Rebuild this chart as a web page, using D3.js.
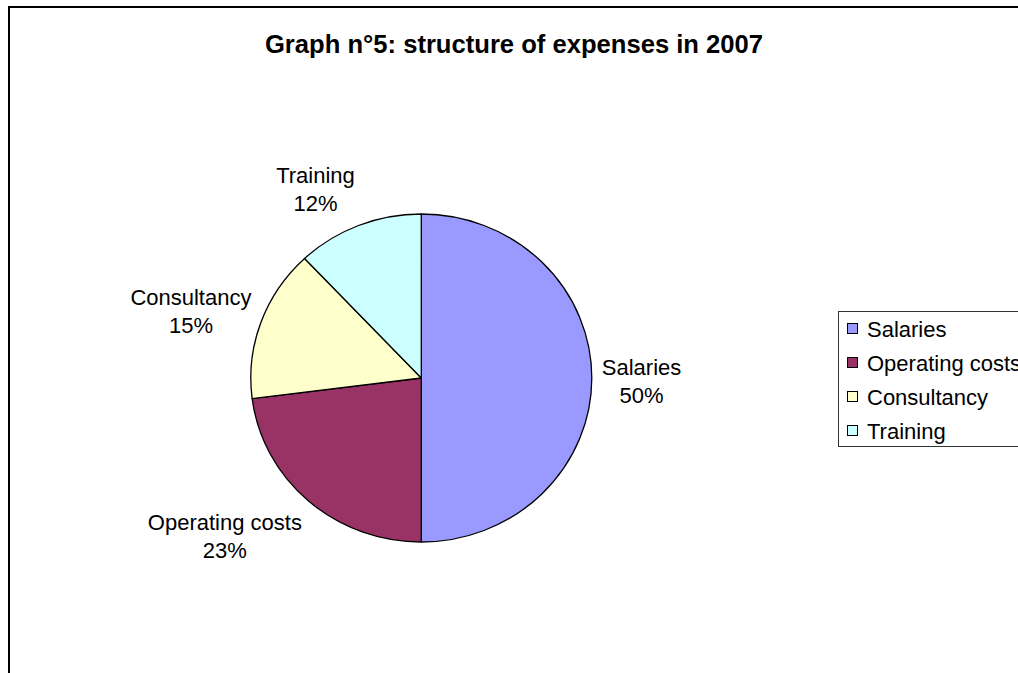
<!DOCTYPE html>
<html>
<head>
<meta charset="utf-8">
<script src="https://cdn.jsdelivr.net/npm/d3@7"></script>
<style>
  html, body { margin: 0; padding: 0; background: #fff; overflow: hidden; }
  svg { display: block; font-family: "Liberation Sans", Arial, sans-serif; }
</style>
</head>
<body>
<svg id="chart" width="1018" height="673"></svg>
<script>
// Expense categories and their share (%) of total 2007 expenses
const categories = ["Salaries", "Operating costs", "Consultancy", "Training"];
const shares = [50, 23, 15, 12];
const colors = ["#9999FF", "#993366", "#FFFFCC", "#CCFFFF"];
const title = "Graph n°5: structure of expenses in 2007";

const W = 1018, H = 673;
const svg = d3.select("#chart");

// chart area frame (runs off the right and bottom edges)
svg.append("rect")
  .attr("x", 9).attr("y", 7)
  .attr("width", W + 20).attr("height", H + 20)
  .attr("fill", "#fff")
  .attr("stroke", "#000").attr("stroke-width", 2);

svg.append("text")
  .attr("x", 514).attr("y", 53)
  .attr("text-anchor", "middle")
  .attr("font-size", 25.6).attr("font-weight", "bold")
  .text(title);

// pie geometry (slightly flattened vertically)
const cx = 421.3, cy = 378, rx = 170.5, ry = 164;
const data = categories.map((c, i) => ({ name: c, value: shares[i], color: colors[i] }));
const pie = d3.pie().value(d => d.value).sort(null);
const arcs = pie(data);
const arc = d3.arc().innerRadius(0).outerRadius(rx);

const pieG = svg.append("g")
  .attr("transform", `translate(${cx},${cy}) scale(1,${ry / rx})`);
pieG.selectAll("path")
  .data(arcs)
  .join("path")
  .attr("d", arc)
  .attr("fill", d => d.data.color)
  .attr("stroke", "#000")
  .attr("stroke-width", 1.3)
  .attr("stroke-linejoin", "round")
  .attr("vector-effect", "non-scaling-stroke");

// data labels: name and percentage outside each slice
const fmt = d3.format(".0%");
const gap = 10;
const labelG = svg.append("g").attr("font-size", 22).attr("fill", "#000");
arcs.forEach(a => {
  const mid = (a.startAngle + a.endAngle) / 2;
  const dx = Math.sin(mid), dy = -Math.cos(mid);
  const px = cx + dx * (rx + gap), py = cy + dy * (ry + gap);
  const g = labelG.append("g");
  const t1 = g.append("text").attr("text-anchor", "middle").text(a.data.name);
  const t2 = g.append("text").attr("text-anchor", "middle").text(fmt(a.data.value / 100));
  const w = Math.max(t1.node().getComputedTextLength(), t2.node().getComputedTextLength());
  const lx = dx >= 0 ? px + w / 2 : px - w / 2;
  const ly = py + dy * 32 + 3;
  t1.attr("x", lx).attr("y", ly - 6);
  t2.attr("x", lx).attr("y", ly + 22);
});

// legend
const legend = svg.append("g");
legend.append("rect")
  .attr("x", 838.5).attr("y", 311.5)
  .attr("width", 200).attr("height", 135)
  .attr("fill", "#fff")
  .attr("stroke", "#333").attr("stroke-width", 1);
const rowY = d3.scalePoint().domain(categories).range([329, 431]);
const items = legend.selectAll("g.item")
  .data(data)
  .join("g")
  .attr("class", "item")
  .attr("transform", d => `translate(0,${rowY(d.name)})`);
items.append("rect")
  .attr("x", 847.5).attr("y", -5.5)
  .attr("width", 10).attr("height", 10)
  .attr("fill", d => d.color)
  .attr("stroke", "#000").attr("stroke-width", 1);
items.append("text")
  .attr("x", 867).attr("y", 8)
  .attr("font-size", 22)
  .text(d => d.name);
</script>
</body>
</html>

YOUR INSTRUCTIONS:
Without including any pictures, reproduce the listing exactly.

FINISHED ANSWER:
Rebuild this chart as a web page, using D3.js.
<!DOCTYPE html>
<html>
<head>
<meta charset="utf-8">
<script src="https://cdn.jsdelivr.net/npm/d3@7"></script>
<style>
  html, body { margin: 0; padding: 0; background: #fff; overflow: hidden; }
  svg { display: block; font-family: "Liberation Sans", Arial, sans-serif; }
</style>
</head>
<body>
<svg id="chart" width="1018" height="673"></svg>
<script>
// Expense categories and their share (%) of total 2007 expenses
const categories = ["Salaries", "Operating costs", "Consultancy", "Training"];
const shares = [50, 23, 15, 12];
const colors = ["#9999FF", "#993366", "#FFFFCC", "#CCFFFF"];
const title = "Graph n°5: structure of expenses in 2007";

const W = 1018, H = 673;
const svg = d3.select("#chart");

// chart area frame (runs off the right and bottom edges)
svg.append("rect")
  .attr("x", 9).attr("y", 7)
  .attr("width", W + 20).attr("height", H + 20)
  .attr("fill", "#fff")
  .attr("stroke", "#000").attr("stroke-width", 2);

svg.append("text")
  .attr("x", 514).attr("y", 53)
  .attr("text-anchor", "middle")
  .attr("font-size", 25.6).attr("font-weight", "bold")
  .text(title);

// pie geometry (slightly flattened vertically)
const cx = 421.3, cy = 378, rx = 170.5, ry = 164;
const data = categories.map((c, i) => ({ name: c, value: shares[i], color: colors[i] }));
const pie = d3.pie().value(d => d.value).sort(null);
const arcs = pie(data);
const arc = d3.arc().innerRadius(0).outerRadius(rx);

const pieG = svg.append("g")
  .attr("transform", `translate(${cx},${cy}) scale(1,${ry / rx})`);
pieG.selectAll("path")
  .data(arcs)
  .join("path")
  .attr("d", arc)
  .attr("fill", d => d.data.color)
  .attr("stroke", "#000")
  .attr("stroke-width", 1.3)
  .attr("stroke-linejoin", "round")
  .attr("vector-effect", "non-scaling-stroke");

// data labels: name and percentage outside each slice
const fmt = d3.format(".0%");
const gap = 10;
const labelG = svg.append("g").attr("font-size", 22).attr("fill", "#000");
arcs.forEach(a => {
  const mid = (a.startAngle + a.endAngle) / 2;
  const dx = Math.sin(mid), dy = -Math.cos(mid);
  const px = cx + dx * (rx + gap), py = cy + dy * (ry + gap);
  const g = labelG.append("g");
  const t1 = g.append("text").attr("text-anchor", "middle").text(a.data.name);
  const t2 = g.append("text").attr("text-anchor", "middle").text(fmt(a.data.value / 100));
  const w = Math.max(t1.node().getComputedTextLength(), t2.node().getComputedTextLength());
  const lx = dx >= 0 ? px + w / 2 : px - w / 2;
  const ly = py + dy * 32 + 3;
  t1.attr("x", lx).attr("y", ly - 6);
  t2.attr("x", lx).attr("y", ly + 22);
});

// legend
const legend = svg.append("g");
legend.append("rect")
  .attr("x", 838.5).attr("y", 311.5)
  .attr("width", 200).attr("height", 135)
  .attr("fill", "#fff")
  .attr("stroke", "#333").attr("stroke-width", 1);
const rowY = d3.scalePoint().domain(categories).range([329, 431]);
const items = legend.selectAll("g.item")
  .data(data)
  .join("g")
  .attr("class", "item")
  .attr("transform", d => `translate(0,${rowY(d.name)})`);
items.append("rect")
  .attr("x", 847.5).attr("y", -5.5)
  .attr("width", 10).attr("height", 10)
  .attr("fill", d => d.color)
  .attr("stroke", "#000").attr("stroke-width", 1);
items.append("text")
  .attr("x", 867).attr("y", 8)
  .attr("font-size", 22)
  .text(d => d.name);
</script>
</body>
</html>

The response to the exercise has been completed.